と、僕の記憶から船に乗るあの日の出来事を思い出した。
路地裏は薄暗い為に危険が沢山あること。
緊張しながらも、呼び止めようと声をかける。
「ね、ねえ君……」
声をかけた途端、僕がいることに驚いたのか、幼女は飛び上がるようにこちらを振り返り、その青い瞳を見開いている。
振り返った時に彼女が手の中で大切に持っていたのは海のように深い青の宝石。
その大きさ、形はどちらかというと原石、結晶と言い換えた方が妥当だ。
白くて金色の装飾が入った物珍しい衣服はどこか江戸でも見た女性の着物と共通する箇所があり、異国であることを思い知らされた気がした。
彼女はどこの誰なのだろうか。
しかし幼女は僕がもう一度見る間もなくそこにはいなかった。
小さく華奢な足跡も不可解にも路地裏の途中で途切れている。
僕は行方が気になってしょうがなく路地裏へと足を運ばせた。
「……えっ、馬車?」
そこに彼女の姿はなく、代わりに馬二匹を縄で繋いだ馬車が止まっていた。
商人が使っている訳でも無さそうで、荷物も何一つ置かれていない、
場所も山奥のような茂みで通った路地裏も抹消されていたのだった。
「行き先は?」
馬車に人がいる気配は皆無だったが、落ち着いた低い男性の声がした。
乗せてくれるのなら有難いが怪しむこと以外の何があるだろうか。
暫く黙っていると、目の端に先程の女児が映り込んでいた。
「うわっ!?」
「やはり汝(うぬ)には妾が見えておるようじゃの」
端正な気の強い顔立ちがにゅっと額と額を合わせて近づいてくる。
「行き先を言え。これは汝への褒美じゃ」
大分傲慢な態度を子供ながらにしているが、この国の姫であるのだろうか。
例え下手に叱っても、もし彼女が国の本物の貴族だったりしたらあまりにも分が悪い。
僕はただ言われるがままに家の住所と番地を伝えた。
「そうか。では、このことは記憶から消す。次に目を覚ました時には家に着いているだろう。荷物ごとな」
そう言われた瞬間、突如として視界が白くぼやけ始める。
決して眠くなったりしている気はしない。
ただ強制的に頭の中がぐにゃぐにゃになって________。
「実就?」
気づけば僕はいつものベッドに横たわっていた。
おかしい。
食料調達と薬品購入のために二時間かけて市場に行って帰るはず。
あれ、夢だったっけ?
しかし姉が持っている風呂敷を見て、事象が現実であることに気が付いた。
ならばどうやって僕は家まで?
何故寝ている?
何があった?
全てが思い出せない。
まるで何重にも南京錠が鎖と共に脳みそに掛けられて封印されているかのように。
「お前はいつ帰ってきて何故寝ている??訳が分からないが___まあ、早かったな。昼飯を作ってくれ。間に合わなくなるぞ」
僕は欠落されていたかも存在していたかも不確かな旅路の記憶を放り投げたのだった。
「___よし、できた。試作品一号だ。二人が異常に早くイルムを捕まえてくれたお陰で質の良いものができたよ。これだけでは完治できるとは限らないが試しに飲んでみてくれ」
手際だけは早い男だ。
弟がいつ頃か帰ってきて、机に置かれていた風呂敷の中の重たい薬品を慎重に計っては専用の容器に移していた。

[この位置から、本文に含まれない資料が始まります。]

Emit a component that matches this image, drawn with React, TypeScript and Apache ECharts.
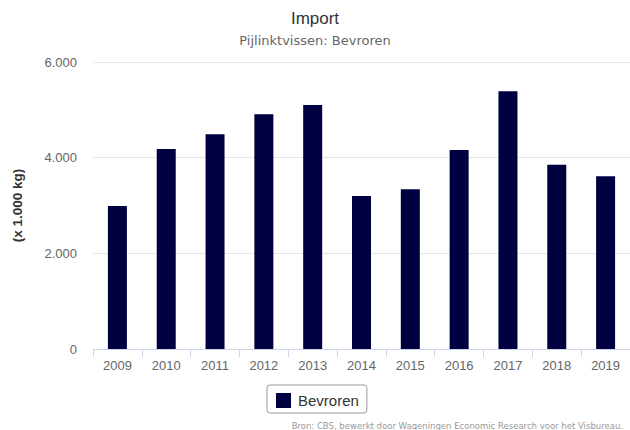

実就の絶品料理を食べ、その後もアイドは私の弟の為に試行錯誤をしていたようだが、夕方になってようやく完成したようだ。
因みにイルムは肉同士がくっついて再生しないよう気をつけつつ、木っ端微塵に切り刻んで薬品に溶かしていた。
飲むのは私ではないが、奇妙な生物の肉入りであり、生命に関わるこの瞬間を見逃す訳には行かない。
唾を飲んだ弟は恐る恐る長細い透明な容器一杯に入った黒い濁った液体を手に取った。